We can’t go on like this.

The polls tell us that Americans are fed up; it’s time for all of us to demonstrate it.

You can get contact information for your senators here, and for your congressman or congresswoman here. Pick up the phone, grab a pen and paper, open your email program and raise Hell.

If your representative and/or your senators opposed the shutdown from the start, if they consistently supported raising the debt ceiling, be sure to thank them. Then let them know you expect them to get busy persuading their less-enlightened colleagues to make sure this disaster isn’t repeated.

If your representatives were part of the reckless minority, raise your voice and register your disapproval — clearly. Let them know you’re watching and that you’ll be voting when the next election rolls around.

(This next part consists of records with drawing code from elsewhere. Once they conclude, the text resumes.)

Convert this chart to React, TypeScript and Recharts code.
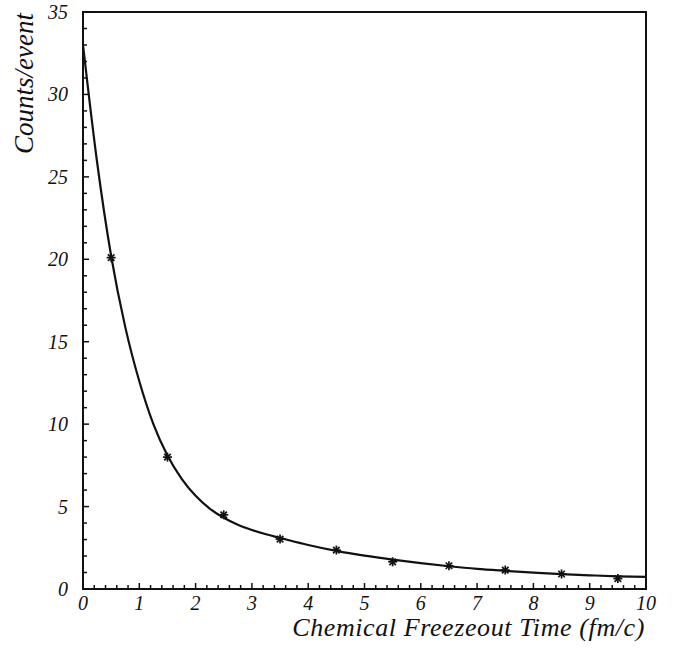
import React from "react";
import { ComposedChart, Line, Scatter, XAxis, YAxis, ReferenceArea } from "recharts";

// fitted curve
const curveT = [0, 0.25, 0.5, 0.75, 1.0, 1.25, 1.5, 1.75, 2.0, 2.25, 2.5, 2.75, 3.0, 3.25, 3.5, 4.0, 4.5, 5.0, 5.5, 6.0, 6.5, 7.0, 7.5, 8.0, 8.5, 9.0, 9.5, 10.0];
const curveY = [33.0, 25.9, 20.2, 15.9, 12.6, 10.0, 8.1, 6.7, 5.65, 4.88, 4.32, 3.9, 3.58, 3.32, 3.1, 2.67, 2.31, 2.02, 1.78, 1.57, 1.38, 1.22, 1.1, 0.99, 0.9, 0.83, 0.77, 0.73];

// measured points
const pointT = [0.5, 1.5, 2.5, 3.5, 4.5, 5.5, 6.5, 7.5, 8.5, 9.5];
const pointY = [20.1, 8.0, 4.5, 3.03, 2.36, 1.65, 1.41, 1.15, 0.91, 0.63];

const xTicks = Array.from({ length: 51 }, (_, i) => i / 5);
const yTicks = Array.from({ length: 36 }, (_, i) => i);

const xTitle = "Chemical Freezeout Time (fm/c)";
const yTitle = "Counts/event";

const curveData = curveT.map((t, i) => ({ t, fit: curveY[i] }));
const pointData = pointT.map((t, i) => ({ t, counts: pointY[i] }));

const INK = "#111";
const FONT = "'Liberation Serif', 'DejaVu Serif', serif";

const isMajor = (v: number) => Math.abs(v - Math.round(v)) < 1e-6;

const YTick = (props: any) => {
  const { x, y, payload } = props;
  const v = payload.value;
  const major = v % 5 === 0;
  return (
    <g>
      <line x1={x} y1={y} x2={x + (major ? 6 : 4)} y2={y} stroke={INK} strokeWidth={1.5} />
      {major && (
        <text x={x - 15} y={y} dy={7} textAnchor="end" fontFamily={FONT} fontStyle="italic" fontSize={20} fill={INK}>
          {v}
        </text>
      )}
    </g>
  );
};

const XTick = (props: any) => {
  const { x, y, payload } = props;
  const v = payload.value;
  const major = isMajor(v);
  return (
    <g>
      <line x1={x} y1={y} x2={x} y2={y - (major ? 6 : 4)} stroke={INK} strokeWidth={1.5} />
      {major && (
        <text x={x} y={y + 21} textAnchor="middle" fontFamily={FONT} fontStyle="italic" fontSize={20} fill={INK}>
          {Math.round(v)}
        </text>
      )}
    </g>
  );
};

const Star = (props: any) => {
  const { cx, cy } = props;
  const r = 4.5;
  const d = r * 0.72;
  return (
    <g stroke={INK} strokeWidth={1.7}>
      <line x1={cx - r} y1={cy} x2={cx + r} y2={cy} />
      <line x1={cx} y1={cy - r} x2={cx} y2={cy + r} />
      <line x1={cx - d} y1={cy - d} x2={cx + d} y2={cy + d} />
      <line x1={cx - d} y1={cy + d} x2={cx + d} y2={cy - d} />
    </g>
  );
};

export default function App() {
  return (
    <div style={{ position: "absolute", left: 0, top: 0, width: 679, height: 656, background: "#fff" }}>
      <ComposedChart width={679} height={656} margin={{ top: 12, right: 33, bottom: 27, left: 13 }}>
        <XAxis
          type="number"
          dataKey="t"
          domain={[0, 10]}
          ticks={xTicks}
          interval={0}
          height={40}
          axisLine={false}
          tickLine={false}
          tickSize={0}
          tickMargin={0}
          tick={<XTick />}
          allowDataOverflow
        />
        <YAxis
          type="number"
          domain={[0, 35]}
          ticks={yTicks}
          interval={0}
          width={70}
          axisLine={false}
          tickLine={false}
          tickSize={0}
          tickMargin={0}
          tick={<YTick />}
          allowDataOverflow
        />
        <ReferenceArea x1={0} x2={10} y1={0} y2={35} fill="none" fillOpacity={0} stroke={INK} strokeWidth={2} />
        <Line
          data={curveData}
          dataKey="fit"
          type="monotone"
          stroke={INK}
          strokeWidth={2.2}
          dot={false}
          activeDot={false}
          isAnimationActive={false}
        />
        <Scatter data={pointData} dataKey="counts" shape={<Star />} isAnimationActive={false} />
      </ComposedChart>
      <svg width={679} height={656} style={{ position: "absolute", left: 0, top: 0, pointerEvents: "none" }}>
        <text x={645} y={636} textAnchor="end" fontFamily={FONT} fontStyle="italic" fontSize={26} letterSpacing={0.6} fill={INK}>
          {xTitle}
        </text>
        <text
          x={0}
          y={0}
          transform="translate(33 13) rotate(-90)"
          textAnchor="end"
          fontFamily={FONT}
          fontStyle="italic"
          fontSize={27}
          fill={INK}
        >
          {yTitle}
        </text>
      </svg>
    </div>
  );
}
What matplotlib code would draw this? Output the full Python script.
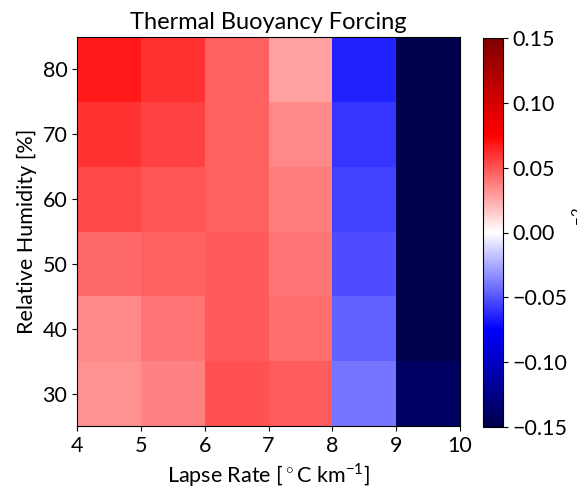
import numpy as np
import matplotlib
matplotlib.use("Agg")
import matplotlib.pyplot as plt

plt.rcParams['font.family'] = ['Lato', 'DejaVu Sans']
plt.rcParams['mathtext.fontset'] = 'custom'
plt.rcParams['mathtext.rm'] = 'Lato'
plt.rcParams['axes.unicode_minus'] = True

lapse_edges = [4, 5, 6, 7, 8, 9, 10]
rh_edges = [25, 35, 45, 55, 65, 75, 85]
rh_ticks = [30, 40, 50, 60, 70, 80]

# rows: RH 30, 40, 50, 60, 70, 80 ; columns: lapse rate 4.5 ... 9.5
row_rh30 = [0.032, 0.037, 0.051, 0.047, -0.040, -0.140]
row_rh40 = [0.035, 0.040, 0.049, 0.043, -0.046, -0.160]
row_rh50 = [0.044, 0.046, 0.049, 0.041, -0.052, -0.160]
row_rh60 = [0.053, 0.050, 0.046, 0.038, -0.056, -0.160]
row_rh70 = [0.060, 0.056, 0.046, 0.034, -0.059, -0.160]
row_rh80 = [0.0675, 0.060, 0.046, 0.028, -0.065, -0.160]

values = np.array([row_rh30, row_rh40, row_rh50, row_rh60, row_rh70, row_rh80])
cbar_ticks = [-0.15, -0.10, -0.05, 0.0, 0.05, 0.10, 0.15]
cbar_ticklabels = ['\u22120.15', '\u22120.10', '\u22120.05', '0.00', '0.05', '0.10', '0.15']

fig = plt.figure(figsize=(5.77, 4.91), dpi=100)
ax = fig.add_axes([77/577, 1 - 426/491, (460 - 77)/577, (426 - 37)/491])
cax = fig.add_axes([483/577, 1 - 427/491, 20/577, (427 - 38)/491])

mesh = ax.pcolormesh(lapse_edges, rh_edges, values, cmap='seismic', vmin=-0.15, vmax=0.15)
ax.set_xticks(lapse_edges)
ax.set_yticks(rh_ticks)
ax.tick_params(labelsize=15.5)
ax.set_xlabel(r'Lapse Rate [$^\circ$C km$^{-1}$]', fontsize=15.5)
ax.set_ylabel('Relative Humidity [%]', fontsize=15.5)
ax.set_title('Thermal Buoyancy Forcing', fontsize=17)

cb = fig.colorbar(mesh, cax=cax, ticks=cbar_ticks)
cb.ax.tick_params(labelsize=15.5)
cb.ax.set_yticklabels(cbar_ticklabels)
cb.set_label(r'm s$^{-2}$', fontsize=15.5, labelpad=3)

fig.savefig('out.png', dpi=100)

Wherever they stood in the shutdown/debt ceiling fight, tell your representatives you expect to see some changes in the way Washington works. Tell them:

  • They can start by junking outmoded and undemocratic rules and customs like the filibuster, which lets a handful of senators stop debate and action on important bills. In the House, they can scrap the “Hastert rule,” an unwritten custom that for weeks permitted a few radical congressmen and women block the bi-partisan coalition that on Wednesday finally came together to reopen the government. As kids, we all learned about majority rule; it’s time adults started practicing it in Washington.
  • They can insist that whatever the government does, or doesn’t do, it MUST pay its bills. The debt ceiling fight wasn’t about increasing spending or raising taxes; it was about borrowing money government needs to pay bills it already has incurred. We expect Republicans and Democrats to disagree about taxes and spending, but we can’t tolerate anyone who tries to make our government a deadbeat.
  • Because the most effective messages generally are delivered in person, check with your lawmakers’ local offices to see if any are in town over the weekend. Congress recessed after Wednesday’s votes, so many members will be back home for town meetings or to raise money for the next campaign. If you can find them, talk to them.

    The bottom line is that what happened in Washington over the last two weeks — and really over the last few years — can’t be allowed to happen again. Our government, our democracy, is too important.